A man holds up the front page of the latest issue of Charlie Hebdo, a satirical magazine, which shows a caricature of French author Michel Houellebecq. At least 12 have died in a shooting at the Charlie Hebdo offices. (Jacky Naegelen/Reuters)

A man holds up the front page of the latest issue of Charlie Hebdo, a satirical magazine, which shows a caricature of French author Michel Houellebecq.  (Jacky Naegelen/Reuters)

Canadian journalists, like our colleagues elsewhere in the West, can be tiresomely self-important. Stick us in front of a microphone at a student journalism conference, and even those among us who write mostly about local theatre or high school sports can be counted on to voice platitudes about defending freedom of the press. Those who report on a bigger stage — covering national politics, for example — can get righteously indignant at tightly managed press conferences with limits on the number of questions reporters can ask. (So don’t attend them; or do, and shout out your questions anyway.)
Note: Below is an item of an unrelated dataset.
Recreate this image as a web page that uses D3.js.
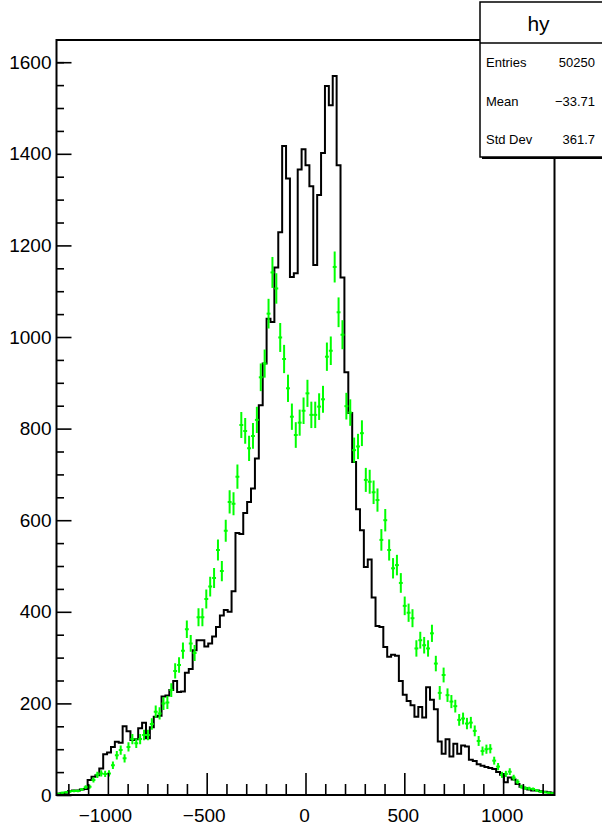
<!DOCTYPE html>
<html>
<head>
<meta charset="utf-8">
<script src="https://cdn.jsdelivr.net/npm/d3@7"></script>
<style>
  html, body { margin: 0; padding: 0; background: #fff; }
  svg { display: block; font-family: "Liberation Sans", Arial, Helvetica, sans-serif; }
</style>
</head>
<body>
<svg id="chart" width="602" height="828"></svg>
<script>
// ---- data ----
const xMin = -1260, xMax = 1260, nBins = 128;

// black histogram "hy" (bin contents, left to right)
const hyCounts = [
  3, 4, 5, 9, 10, 10, 12, 13, 33, 40,
  43, 58, 89, 93, 105, 116, 114, 150, 139, 120,
  122, 146, 158, 124, 148, 171, 173, 215, 217, 229,
  249, 225, 226, 267, 275, 316, 338, 338, 324, 331,
  346, 367, 392, 404, 400, 445, 572, 570, 616, 640,
  669, 735, 851, 942, 1040, 1033, 1152, 1229, 1417, 1346,
  1131, 1139, 1366, 1410, 1375, 1329, 1157, 1310, 1402, 1548,
  1506, 1570, 1375, 1130, 923, 834, 727, 624, 578, 498,
  514, 431, 369, 367, 323, 302, 306, 304, 249, 219,
  205, 196, 171, 192, 169, 235, 208, 187, 117, 90,
  122, 84, 112, 90, 108, 106, 77, 74, 67, 64,
  61, 59, 57, 50, 44, 28, 38, 34, 24, 18,
  15, 12, 10, 10, 8, 7, 6, 5
];

// green histogram drawn with error bars
const greenCounts = [
  3, 5, 6, 8, 9, 9, 12, 17, 18, 33,
  44, 47, 46, 47, 65, 87, 98, 80, 105, 122,
  113, 122, 131, 131, 155, 182, 178, 200, 202, 229,
  271, 284, 315, 362, 331, 310, 388, 388, 428, 455,
  474, 535, 489, 577, 640, 636, 695, 808, 795, 757,
  784, 819, 912, 942, 1051, 1141, 1106, 999, 952, 888,
  826, 786, 813, 839, 877, 830, 830, 848, 864, 957,
  970, 1153, 1054, 1005, 849, 835, 753, 761, 790, 688,
  684, 661, 644, 557, 600, 535, 495, 502, 463, 413,
  398, 386, 320, 338, 327, 320, 353, 287, 223, 262,
  218, 204, 194, 164, 167, 156, 158, 140, 118, 96,
  100, 101, 75, 62, 44, 46, 51, 38, 29, 18,
  15, 14, 13, 10, 7, 6, 5, 4
];

const xMajorTicks = [-1000, -500, 0, 500, 1000];
const xTickLabels = ["\u22121000", "\u2212500", "0", "500", "1000"];
const xMinorTicks = [-1200, -1100, -900, -800, -700, -600, -400, -300, -200, -100,
                      100, 200, 300, 400, 600, 700, 800, 900, 1100, 1200];
const yMajorTicks = [0, 200, 400, 600, 800, 1000, 1200, 1400, 1600];
const yTickLabels = ["0", "200", "400", "600", "800", "1000", "1200", "1400", "1600"];
const yMinorTicks = [50, 100, 150, 250, 300, 350, 450, 500, 550, 650, 700, 750, 850, 900, 950,
                     1050, 1100, 1150, 1250, 1300, 1350, 1450, 1500, 1550, 1600];

const statsTitle = "hy";
const statsNames = ["Entries", "Mean", "Std Dev"];
const statsValues = ["50250", "\u221233.71", "361.7"];

// ---- layout ----
const frame = { left: 56.5, right: 554.5, top: 40, bottom: 795 };
const yMax = d3.max(hyCounts) * 1.05;

const svg = d3.select("#chart");
const x = d3.scaleLinear().domain([xMin, xMax]).range([frame.left, frame.right]);
const y = d3.scaleLinear().domain([0, yMax]).range([frame.bottom, frame.top]);
const binW = (xMax - xMin) / nBins;
const lo = i => xMin + i * binW;

svg.append("defs").append("clipPath").attr("id", "clip")
  .append("rect")
  .attr("x", frame.left).attr("y", frame.top)
  .attr("width", frame.right - frame.left).attr("height", frame.bottom - frame.top);

const plot = svg.append("g").attr("clip-path", "url(#clip)");

// black step histogram
const pts = [[xMin, 0]];
hyCounts.forEach((v, i) => { pts.push([lo(i), v]); pts.push([lo(i + 1), v]); });
pts.push([xMax, 0]);
plot.append("path")
  .attr("d", d3.line().x(d => x(d[0])).y(d => y(d[1]))(pts))
  .attr("fill", "none").attr("stroke", "#000").attr("stroke-width", 2)
  .attr("stroke-linejoin", "miter");

// green error bars
const green = plot.append("g").attr("stroke", "#00ff00").attr("stroke-width", 2);
greenCounts.forEach((v, i) => {
  const c = lo(i) + binW / 2;
  const e = Math.sqrt(v);
  green.append("line")
    .attr("x1", x(c)).attr("x2", x(c))
    .attr("y1", y(v - e)).attr("y2", y(v + e));
  green.append("line")
    .attr("x1", x(lo(i))).attr("x2", x(lo(i + 1)))
    .attr("y1", y(v)).attr("y2", y(v));
});

// axes
function styleAxis(g) {
  g.select(".domain").remove();
  g.selectAll(".tick line").attr("stroke", "#000").attr("stroke-width", 1.6);
  g.selectAll(".tick text").attr("fill", "#000").attr("font-size", 19)
    .attr("font-family", "'Liberation Sans', Arial, sans-serif");
}

const xAxisG = svg.append("g")
  .attr("transform", `translate(0,${frame.bottom})`)
  .call(d3.axisBottom(x).tickValues(xMajorTicks)
    .tickFormat((d, i) => xTickLabels[i]).tickSizeInner(-22).tickSizeOuter(0).tickPadding(13.5))
  .call(styleAxis);
xAxisG.selectAll(".tick text").attr("dx", d => d < 0 ? -3 : -1.5);

svg.append("g")
  .attr("transform", `translate(0,${frame.bottom})`)
  .call(d3.axisBottom(x).tickValues(xMinorTicks).tickFormat(() => "")
    .tickSizeInner(-11).tickSizeOuter(0))
  .call(styleAxis);

svg.append("g")
  .attr("transform", `translate(${frame.left},0)`)
  .call(d3.axisLeft(y).tickValues(yMajorTicks)
    .tickFormat((d, i) => yTickLabels[i]).tickSizeInner(-15).tickSizeOuter(0).tickPadding(5))
  .call(styleAxis);

svg.append("g")
  .attr("transform", `translate(${frame.left},0)`)
  .call(d3.axisLeft(y).tickValues(yMinorTicks).tickFormat(() => "")
    .tickSizeInner(-7.5).tickSizeOuter(0))
  .call(styleAxis);

// frame
svg.append("rect")
  .attr("x", frame.left).attr("y", frame.top)
  .attr("width", frame.right - frame.left).attr("height", frame.bottom - frame.top)
  .attr("fill", "none").attr("stroke", "#000").attr("stroke-width", 2);

// stats box
const sb = { x: 480, y: 2, w: 130, h: 155, titleH: 41 };
const stats = svg.append("g");
stats.append("rect")
  .attr("x", sb.x + 2).attr("y", sb.y + 2).attr("width", sb.w).attr("height", sb.h)
  .attr("fill", "#000");
stats.append("rect")
  .attr("x", sb.x).attr("y", sb.y).attr("width", sb.w).attr("height", sb.h)
  .attr("fill", "#fff").attr("stroke", "#000").attr("stroke-width", 1.5);
stats.append("line")
  .attr("x1", sb.x).attr("x2", sb.x + sb.w)
  .attr("y1", sb.y + sb.titleH).attr("y2", sb.y + sb.titleH)
  .attr("stroke", "#000").attr("stroke-width", 1.5);
stats.append("text")
  .attr("x", 538.5).attr("y", 31)
  .attr("text-anchor", "middle").attr("font-size", 21).attr("fill", "#000")
  .text(statsTitle);
const rowY = [67, 106, 144];
statsNames.forEach((n, i) => {
  stats.append("text").attr("x", 486).attr("y", rowY[i])
    .attr("font-size", 13).attr("fill", "#000").text(n);
  stats.append("text").attr("x", 595).attr("y", rowY[i])
    .attr("text-anchor", "end").attr("font-size", 13).attr("fill", "#000").text(statsValues[i]);
});
</script>
</body>
</html>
But little of what we in the West face is genuinely threatening to our freedom of expression—especially when compared with the dangers routinely confronted by journalists in places such as Russia, Afghanistan, Iran, Syria, Iraq and Mexico. There, intimidation comes in the form of physical violence. Death threats are sincere. Lest we forget Zahra Kazemi, murdered in Iranian custody. Lest we forget Mohamed Fahmy and his Al Jazeera co-workers, still languishing in an Egyptian jail.

This week our risk exposure changed. Gunmen, apparently Islamists, attacked the offices of the French satirical newspaper Charlie Hebdo, murdering 12.

The newspaper’s offence was to give offence. It poked fun at everyone: Muslims, Jews, Catholics. Its cartoons could be crude and racist. But it generated the greatest anger from Muslims who objected to perceived mockery of the prophet Muhammad. In 2011, Charlie Hebdo published a “special edition” with Muhammad listed as editor-in-chief (“100 lashes if you don’t die of laughter,” he says on the cover). The paper was fire-bombed. Gunmen this week were heard boasting after their killing spree that they had “avenged the prophet Muhammad.”

The slaughter in Paris has given many journalists in the West a taste of the fear our colleagues elsewhere in the world face much more regularly. Here was a real and credible threat: “Offend us, and you could be next.” We haven’t responded well.

I refer to the decision taken by many major media organizations in Britain and North America — including Maclean’s — not to publish the Charlie Hebdo cartoons that most bothered some Muslims. These would be the ones depicting the prophet Muhammad. At least 10 publications in Quebec did publish one or more of the cartoons, as did the Washington Post and the National Post. Some newer online publications such as the Daily Beast also published several of the controversial images.

Some who have not published have had the decency of honesty: they’re afraid. Most have tried to dress up their fear with arguments about not offending readers and viewers.

The cartoons are journalistically relevant. They have provoked anger, and, it would appear, murder. News consumers cannot properly understand what happened this week without seeing the cartoons in question. That purported journalists would claim not offending people trumps this most basic duty to inform is shameful.

So let us instead deal with the real reason: fear. It’s not cowardice. The risks are real. And that — in addition to the inherent news value in the cartoons — is why they should be published.

Solidarity, true solidarity, is more than simply voicing support. It’s sharing risk. And it’s diluting that risk by sharing it among as many people as possible. This is a moment when journalists can and should protect the values we claim to uphold by asserting a willingness to suffer for them. Publish the damn cartoons.